Why this happened will take some more investigation, and openness from both parties.

PS> If the above MarineTraffic plot represent the course and speed of the USS Fitzgerald we may have the answer of who to blame, but not why a fast and maneuverable warship could not avoid collision with a large container ship on an apparent converging course, even if they had the right of way.


#5

the likelihood is that this was a near overtaking situation where the ACX CRYSTAL was approaching the FITZGERALD from the latter’s starboard quarter at a relative angle of approach just ahead of 135deg. too many noobs think a passing situation only involves approach of another vessel from ahead of the beam but they also include any vessel approaching from 090 to 135. this fits the fact that the damage is to the FITZGERALD’s starboard side and the CRYSTAL’s port.

was no one looking astern or did they expect the CRYSTAL to pass astern of the FITZGERALD?


#6

I have read that the FITZGERALD does not have an AIS trace (maybe US warships don’t have AIS equipment or never use them in foreign waters?)


#7

I read somewhere that USN ships do not broadcast AIS data, or at least they rarely do so. They definitely have the ability to receive AIS though (see page 147).


#8

I’ve been told they have pretty advanced AIS units that include a bunch of special features like the ability to transmit fake targets.

They also have the ability to transmit a normal signal but that’s at the discretion of the captain and is often left off because AIS signals can now be tracked by potential enemies via satellite.


#9

We will not know if it was an overtaking situation or crossing situation until the VDR data from the container ship is examined. Both vessels are at fault, there’s no way you can be traveling at a safe speed according to the regulations and have a collision simply by the wording of the Nav. Rules that define safe speed. Now one vessel may have more ‘blame’ than the other. There’s an indication of a hard starboard turn by the container vessel in one news report and I’m sure that a VDR will be able to capture the point in time compared to the collision that the turn was ordered as well as the vessel response to the command. The damage in the pictures could be from the container ship colliding during an overtaking situation (with it being the give way vessel), or from it striking the warship that was attempting to cross it’s bow (with it being the stand on vessel). It could be some other situation as well.


#10

AIS is a great tool, but AIS or no AIS whatever organization does the investigation will be able to get a fairly clear picture of what transpired if there’s a half-way decent voyage data recorder on the container ship.


#11

I tead that report too and it came from the AIS data which clearly shows that at 16:30 UTC the Containership altered course to starboard. What is not clear is the exact time of the collision. Untill that is known it’s impossible to tell if the change in course was done in attempt to avoid collision or if the containership took no action and the course change was a result of the collision.

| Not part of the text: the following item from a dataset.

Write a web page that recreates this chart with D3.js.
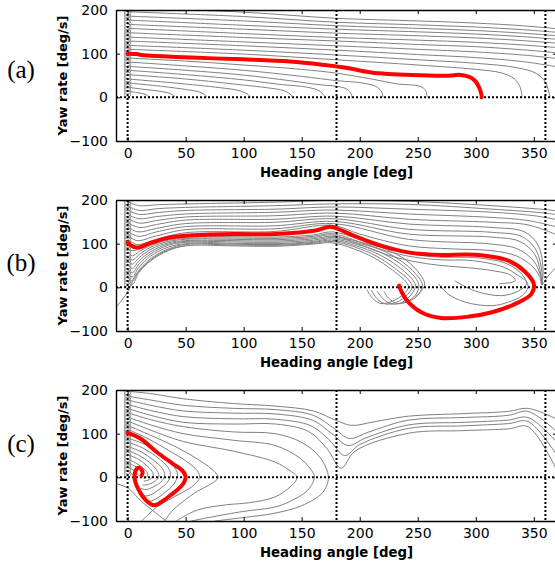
<!DOCTYPE html>
<html>
<head>
<meta charset="UTF-8">
<style>
  body { margin: 0; background: #fff; }
  svg { display: block; }
</style>
</head>
<body>
<svg id="chart"></svg>
<script src="https://d3js.org/d3.v7.min.js"></script>
<script>
// ticks and guide lines
const xTicks = [0, 50, 100, 150, 200, 250, 300, 350];
const yTicks = [-100, 0, 100, 200];
const headingGuides = [0, 180, 360];
const yawGuides = [0];
const panelNames = ["(a)", "(b)", "(c)"];
const xLabel = "Heading angle [deg]";
const yLabel = "Yaw rate [deg/s]";

// initial yaw rates, drawn as circles at heading 0
const startMarks = [8, 15, 22, 29, 36, 43, 50, 57, 64, 71, 78, 85, 92, 99, 106, 113, 120, 127, 134, 141, 148, 155, 162, 169, 176, 183, 190, 196];

// ---- panel (a) ----
const redA = [[0,100],[8,99],[12,97],[55,91],[100,87],[140,82],[170,74],[185,69],[192,66],[210,57],[245,51],[280,50],[285,52],[290,50],[296,45],[300,36],[303,22],[305,5],[305,0]];
const grayA = [
  [[0,14],[8,11],[15,7],[19,0]],
  [[0,23],[15,18],[30,13],[38,7],[41,0]],
  [[0,33],[30,25],[50,18],[62,12],[67,5],[68,0]],
  [[0,42],[40,33],[80,22],[95,16],[103,8],[106,0]],
  [[0,52],[50,42],[100,28],[120,22],[135,15],[141,5],[142,0]],
  [[0,62],[50,52],[100,40],[130,30],[155,23],[165,15],[169,5],[170,0]],
  [[0,71],[50,62],[100,51],[140,38],[165,29],[183,24],[190,17],[193,5],[193,0]],
  [[0,81],[50,72],[100,62],[150,48],[181,38],[202,33],[214,25],[219,12],[220,0]],
  [[0,90],[50,83],[100,74],[150,64],[181,55],[210,42],[232,31],[252,25],[257,15],[258,0]],
  [[0,110],[100,99],[180,86],[250,74],[300,64],[322,56],[333,43],[338,25],[340,0]],
  [[0,119],[100,108],[180,97],[250,86],[300,78],[335,68],[352,55],[360,35],[364,0]],
  [[0,129],[100,118],[180,108],[250,98],[300,91],[340,82],[370,70]],
  [[0,138],[100,127],[180,118],[250,110],[300,104],[340,97],[370,89]],
  [[0,148],[100,137],[180,129],[250,121],[300,116],[340,109],[370,102]],
  [[0,158],[100,146],[180,137],[250,131],[300,126],[340,120],[370,114]],
  [[0,167],[100,156],[180,147],[250,141],[300,136],[340,130],[370,124]],
  [[0,177],[100,165],[180,156],[250,150],[300,145],[340,139],[370,133]],
  [[0,186],[100,175],[180,164],[250,158],[300,153],[340,147],[370,141]],
  [[0,196],[100,185],[180,172],[250,166],[300,161],[340,155],[370,149]],
  [[0,205],[100,195],[180,181],[250,175],[300,170],[340,164],[370,157]]
];

// ---- panel (b) ----
const redB = [[0,103],[3,96],[8,91],[12,93],[17,99],[25,106],[34,113],[50,118],[90,122],[128,122],[162,130],[174,139],[180,135],[199,114],[219,95],[242,80],[270,74],[293,75],[314,70],[328,61],[342,37],[350,8],[348,-15],[334,-38],[314,-57],[294,-67],[270,-70],[253,-57],[241,-31],[235,-4],[234,4]];
const grayB = [
  [[0,14],[4,6],[10,35],[20,61],[35,84],[50,95],[90,95],[127,94],[160,99],[176,102],[195,88],[212,68],[228,40],[240,12],[242,0],[238,-15],[228,-32],[218,-37],[211,-25],[206,-5]],
  [[0,23],[4,14],[10,40],[20,66],[35,88],[50,98],[90,97],[127,96],[160,101],[176,105],[196,92],[214,72],[230,44],[243,14],[245,0],[241,-17],[232,-34],[222,-38],[215,-26],[210,-6]],
  [[0,33],[4,24],[10,47],[20,72],[35,92],[50,100],[90,99],[127,98],[160,103],[176,108],[197,95],[216,76],[233,48],[246,16],[248,2],[244,-18],[236,-35],[227,-38],[220,-26],[215,-8]],
  [[0,42],[4,33],[10,54],[20,77],[35,96],[50,103],[90,101],[127,100],[160,105],[176,111],[198,98],[218,80],[236,52],[249,18],[251,3],[248,-18],[240,-34],[232,-37],[225,-25],[221,-10]],
  [[0,52],[4,43],[10,61],[20,82],[35,99],[50,105],[90,104],[127,103],[160,108],[176,114],[199,101],[220,84],[238,56],[251,22],[254,5],[251,-15],[244,-30],[236,-35]],
  [[0,62],[4,53],[10,68],[20,87],[35,102],[50,107],[90,107],[127,106],[160,111],[176,117],[200,104],[222,88],[240,62],[252,30],[256,8],[254,-5],[248,-22]],
  [[0,71],[4,62],[10,75],[20,92],[35,105],[50,110],[90,110],[127,109],[160,114],[176,120],[200,98],[222,76],[245,60],[270,50],[293,45],[315,38],[330,28],[334,15],[320,8]],
  [[0,81],[4,72],[10,82],[20,96],[35,108],[50,112],[90,113],[127,112],[160,117],[176,123],[200,104],[222,84],[245,70],[270,63],[293,62],[310,56],[325,45],[336,28],[344,10],[337,-8],[322,-19],[299,-8],[282,15]],
  [[0,90],[4,84],[10,88],[20,100],[35,110],[50,115],[90,116],[127,115],[160,120],[176,127],[200,110],[222,90],[245,76],[270,69],[293,69],[312,64],[326,55],[338,35],[344,12],[345,0],[340,-19],[328,-34],[314,-42],[291,-34],[276,-15],[268,8]],
  [[0,110],[8,98],[25,110],[50,125],[127,128],[176,142],[200,122],[242,95],[280,88],[314,84],[335,72],[348,50],[355,25],[357,6],[362,25],[370,48]],
  [[0,119],[8,107],[25,118],[50,132],[127,134],[177,146],[242,110],[314,99],[336,88],[350,60],[356,25],[357,6]],
  [[0,129],[9,117],[25,127],[50,139],[127,141],[178,151],[242,122],[314,115],[338,105],[351,75],[356,30],[357,6]],
  [[0,138],[9,127],[25,135],[50,146],[127,149],[178,157],[242,133],[314,126],[340,116],[352,85],[357,35],[357,6]],
  [[0,148],[10,137],[25,144],[50,154],[127,156],[178,163],[242,145],[314,137],[342,127],[354,95],[358,40],[357,6]],
  [[0,158],[10,147],[25,153],[50,161],[127,164],[178,170],[242,156],[314,149],[345,143],[370,120]],
  [[0,167],[10,157],[25,162],[50,168],[127,172],[177,177],[242,168],[314,160],[345,153],[370,138]],
  [[0,177],[10,167],[25,171],[50,176],[127,179],[177,184],[242,179],[314,172],[350,164],[370,155]],
  [[0,186],[10,176],[25,180],[50,183],[127,187],[176,191],[242,190],[314,179],[360,170],[370,166]],
  [[0,196],[10,187],[25,189],[50,191],[127,195],[176,199],[242,197],[314,187],[360,178],[370,175]],
  [[-10,-46],[-1,-15],[3.5,8],[6,25],[11,40],[20,63],[35,86],[50,96]]
];

// ---- panel (c) ----
const redC = [[0,102],[11,89],[25,58],[39,31],[47,16],[50,1],[47,-18],[37,-41],[31,-53],[23,-64],[16,-53],[9,-26],[6,1],[8,20],[10,22],[13,12],[12,4]];
const grayC = [
  [[0,14],[3,10],[5,5]],
  [[0,23],[5,17],[8,10],[9,4]],
  [[0,33],[6,26],[11,17],[13,7],[12,1]],
  [[0,42],[7,33],[13,22],[17,10],[17,2],[14,-3]],
  [[0,52],[9,42],[16,28],[21,14],[22,3],[19,-5],[14,-9]],
  [[0,62],[10,50],[19,34],[25,17],[27,3],[24,-8],[18,-16],[13,-18]],
  [[0,71],[12,58],[22,40],[30,20],[32,5],[29,-10],[22,-22],[16,-28],[11,-25]],
  [[0,81],[14,66],[26,45],[35,22],[37,5],[34,-12],[27,-28],[20,-40],[14,-42],[10,-32]],
  [[0,90],[15,75],[30,50],[40,25],[43,5],[40,-15],[32,-35],[24,-50],[18,-55],[12,-45]],
  [[0,110],[18,88],[35,62],[50,38],[60,15],[62,0],[57,-18],[47,-35],[35,-52],[25,-68],[18,-85],[12,-100]],
  [[0,119],[20,96],[40,72],[60,42],[72,20],[78,0],[70,-18],[60,-32],[47,-57],[38,-78],[32,-100]],
  [[0,129],[20,108],[48,82],[91,60],[127,35],[140,15],[146,0],[140,-22],[127,-45],[105,-58],[85,-63],[60,-75],[42,-100]],
  [[0,138],[20,120],[48,100],[91,85],[127,73],[148,45],[158,18],[161,0],[155,-30],[140,-55],[127,-68],[100,-78],[70,-92],[55,-100]],
  [[0,148],[20,132],[48,116],[91,104],[127,100],[150,80],[166,45],[173,0],[168,-35],[150,-65],[127,-82],[100,-92],[75,-100]],
  [[0,158],[20,142],[48,126],[91,122],[128,122],[156,105],[172,65],[184,21],[196,60],[242,101],[290,107],[328,111],[345,116],[370,15]],
  [[0,167],[20,153],[48,139],[91,134],[128,133],[158,118],[174,85],[187,50],[200,75],[242,112],[290,118],[328,123],[345,128],[370,50]],
  [[0,177],[20,165],[48,152],[91,147],[128,145],[160,130],[176,100],[190,73],[205,90],[242,120],[290,126],[328,131],[345,137],[370,80]],
  [[0,186],[20,177],[48,165],[91,158],[128,155],[160,142],[178,112],[191,89],[208,104],[242,131],[290,137],[328,142],[345,151],[370,104]],
  [[0,197],[19,192],[48,180],[91,169],[128,163],[160,152],[180,130],[193,119],[212,127],[242,140],[290,146],[328,151],[345,158],[370,133]],
  [[-10,-14],[1,-26],[11,-53],[25,-83],[33,-100]]
];

let width = 555, height = 567;
const svg = d3.select("#chart").attr("width", width).attr("height", height);

const plotH = 131;
const x = d3.scaleLinear().domain([-10, 370]).range([116, 557]);
const y = d3.scaleLinear().domain([-100, 200]).range([plotH, 0]);

const line = d3.line()
  .x(d => x(d[0]))
  .y(d => y(d[1]))
  .curve(d3.curveCatmullRom.alpha(0.5));

const panels = [
  {name: panelNames[0], gray: grayA, red: redA, top: 10, labelY: 78},
  {name: panelNames[1], gray: grayB, red: redB, top: 200, labelY: 271},
  {name: panelNames[2], gray: grayC, red: redC, top: 390, labelY: 452}
];

panels.forEach((p, i) => {
  const g = svg.append("g").attr("transform", "translate(0," + p.top + ")");

  g.append("clipPath").attr("id", "clip" + i)
    .append("rect")
    .attr("x", x(-10)).attr("y", 0)
    .attr("width", x(370) - x(-10)).attr("height", plotH);

  const plot = g.append("g").attr("clip-path", "url(#clip" + i + ")");

  // trajectories
  plot.append("g").selectAll("path")
    .data(p.gray)
    .enter().append("path")
    .attr("d", line)
    .attr("fill", "none")
    .attr("stroke", "#808080")
    .attr("stroke-width", 1);

  // start markers
  plot.append("g").selectAll("circle")
    .data(startMarks)
    .enter().append("circle")
    .attr("cx", x(0))
    .attr("cy", d => y(d))
    .attr("r", 3.3)
    .attr("fill", "none")
    .attr("stroke", "#8c8c8c")
    .attr("stroke-width", 0.8);

  // dotted guides
  plot.append("g").selectAll("line")
    .data(headingGuides)
    .enter().append("line")
    .attr("x1", d => x(d)).attr("x2", d => x(d))
    .attr("y1", 0).attr("y2", plotH)
    .attr("stroke", "#000").attr("stroke-width", 2)
    .attr("stroke-dasharray", "2,2");

  plot.append("g").selectAll("line")
    .data(yawGuides)
    .enter().append("line")
    .attr("x1", x(-10)).attr("x2", x(370))
    .attr("y1", d => y(d)).attr("y2", d => y(d))
    .attr("stroke", "#000").attr("stroke-width", 2)
    .attr("stroke-dasharray", "2,2");

  // highlighted trajectory
  plot.append("path")
    .attr("d", line(p.red))
    .attr("fill", "none")
    .attr("stroke", "#ff0000")
    .attr("stroke-width", 4)
    .attr("stroke-linejoin", "round")
    .attr("stroke-linecap", "round");

  // axes with inward ticks on all sides
  const ax = [
    d3.axisBottom(x).tickValues(xTicks).tickSizeInner(-4).tickSizeOuter(0).tickPadding(7),
    d3.axisTop(x).tickValues(xTicks).tickSizeInner(-4).tickSizeOuter(0).tickFormat(""),
    d3.axisLeft(y).tickValues(yTicks).tickSizeInner(-4).tickSizeOuter(0).tickPadding(8),
    d3.axisRight(y).tickValues(yTicks).tickSizeInner(-4).tickSizeOuter(0).tickFormat("")
  ];
  const pos = ["translate(0," + plotH + ")", "translate(0,0)",
               "translate(" + x(-10) + ",0)", "translate(" + x(370) + ",0)"];
  ax.forEach((a, k) => {
    const ag = g.append("g").attr("transform", pos[k]).call(a);
    ag.select(".domain").attr("stroke", "#000").attr("stroke-width", 1.4);
    ag.selectAll(".tick line").attr("stroke", "#000").attr("stroke-width", 1);
    ag.selectAll(".tick text")
      .attr("font-family", "DejaVu Sans")
      .attr("font-size", 14)
      .attr("fill", "#000");
  });

  g.append("text")
    .attr("x", x(180)).attr("y", plotH + 36)
    .attr("text-anchor", "middle")
    .attr("font-family", "DejaVu Sans").attr("font-weight", "bold")
    .attr("font-size", 13.3)
    .text(xLabel);

  g.append("text")
    .attr("transform", "translate(67," + (plotH / 2) + ") rotate(-90)")
    .attr("text-anchor", "middle")
    .attr("font-family", "DejaVu Sans").attr("font-weight", "bold")
    .attr("font-size", 13)
    .text(yLabel);

  svg.append("text")
    .attr("x", 21).attr("y", p.labelY)
    .attr("text-anchor", "middle")
    .attr("font-family", "Liberation Serif")
    .attr("font-size", 25)
    .text(p.name);
});
</script>
</body>
</html>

So, you’re correct, the VDR will give us the answer.

That said… the US Navy has realtime monitoring systems that are much more advanced than VDR… so I am 99.9% confident they already know the answer.


#12

If the White House was investigating this we would already have the leaked recording with transcripts.


#13

If the plot Fragrat posted is giving the position, speed and track of ACX Crystal 5 min. after the more detailed track shown in gCaptian’s report: http://gcaptain.com/us-navy-destroyer-collides-container-ship/
then it appears that the ACX Crystal was trying to avoid collision by turning to Stbd. and reducing speed. (The last may be because of the turning)

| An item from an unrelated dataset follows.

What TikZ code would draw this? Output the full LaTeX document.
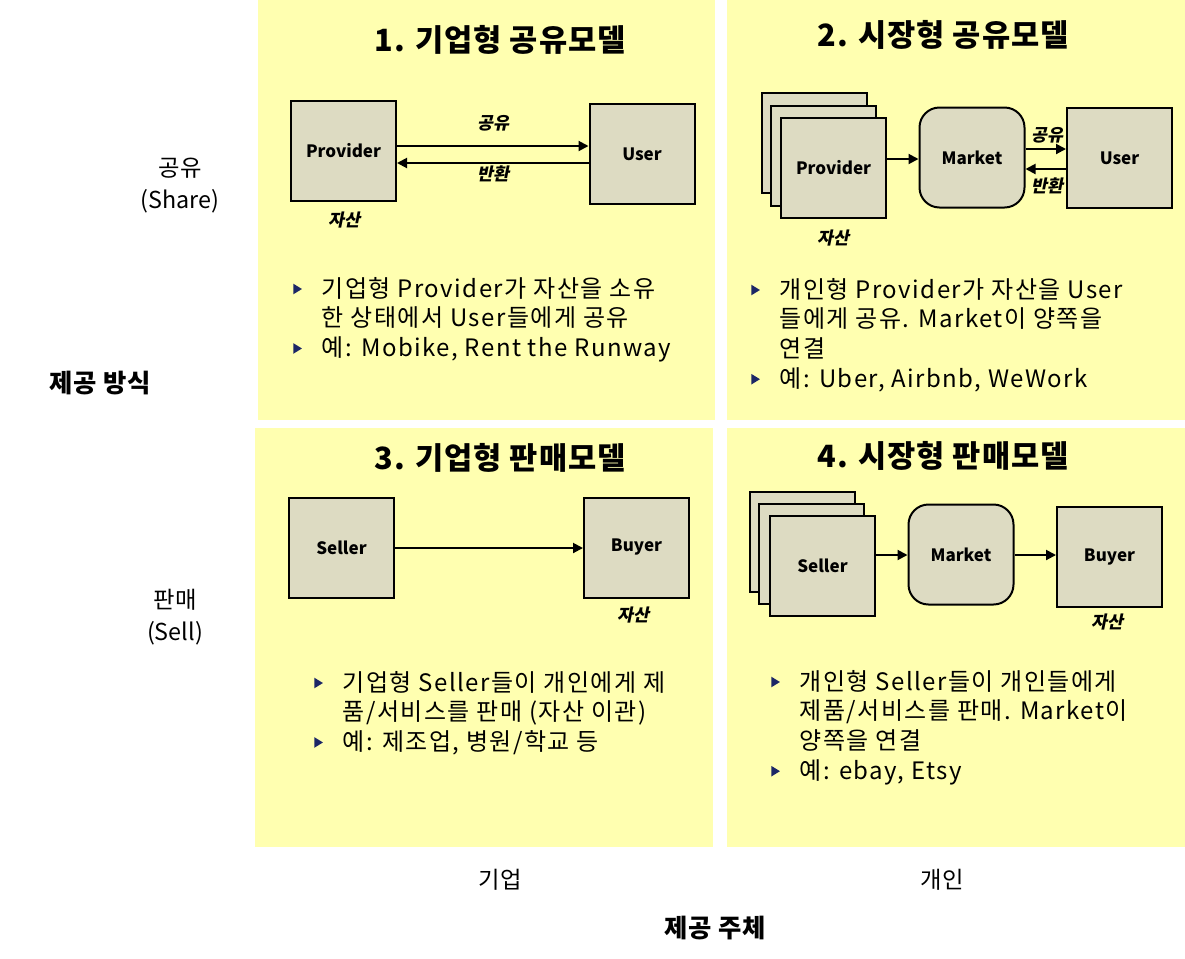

Bearing in mind that both vessels were heading for the same destination in a heavily trafficked shipping lane, it may be logical to assume that their initial courses were not too different, unless the USS Fitzgerald was “doing her own thing”, not following the normal shipping lane.

From the position of damages to both vessels I agree that it appears that the relative angle between the two vessels at time of impact could have been somewhere close to 135 degr. as seen from USS Fitzgerald.

But since we have no way of knowing the original heading, or evasive action taken by USS Fitzgerald, if any, we can only speculate on “who’s to blame” in normal COLREG terms.

Do we know where the Fitzgerald originated from? Could they have been crossing the shipping lane and also been turning to avoid collision at time of impact?


#14

Ability to, but standard practice is not too, especially outside US waters.


#15

Standard practice of USN warships is not to listen to AIS transmissions? I don’t believe that, and that doesn’t agree with what I read on p 147 of this document I posted earlier. Here is the relevant section:

The Navy AIS program collects open-source AIS data that is being broadcast from AIS transceivers on commercial vessels. This open-source AIS data, combined with other government intelligence and surveillance data, is used by Navy ships and submarines to improve safety of navigation and is integrated into the common operational picture (COP) to enhance situational awareness. The AIS data collected by Navy platforms is also aggregated within the MDA/AIS Sensor/Server (MASS) capability at several operational shore sites. The MASS then provides the data to unclassified and classified users in support of MDA efforts, with particular focus on improving the Nation’s maritime security

I hope I’ve misunderstood your meaning there. I do understand why the USN don’t normally transmit their AIS position/heading/speed data; I question the wisdom of that policy, but I understand it.


#16

Sorry for the confusion, you are correct. Standard practice is not to TRANSMIT, but definitely listen. Occasionally they may transmit in high traffic however.


#17

Out of curiosity I did a quick search and it looks like you can even make a home-built AIS receiver with a cheap rtl-sdr unit.


#18

It appears to me that the container ship was manuvering pretty erratic just prior to the collision. It reversed course twice and made some hard turns which might indicate a steering malfunction.


#19

I hope I am wrong, but if they have not found those guys by now, it does not look good!


#20

I fear they may find some of them once they can get the ship into drydock.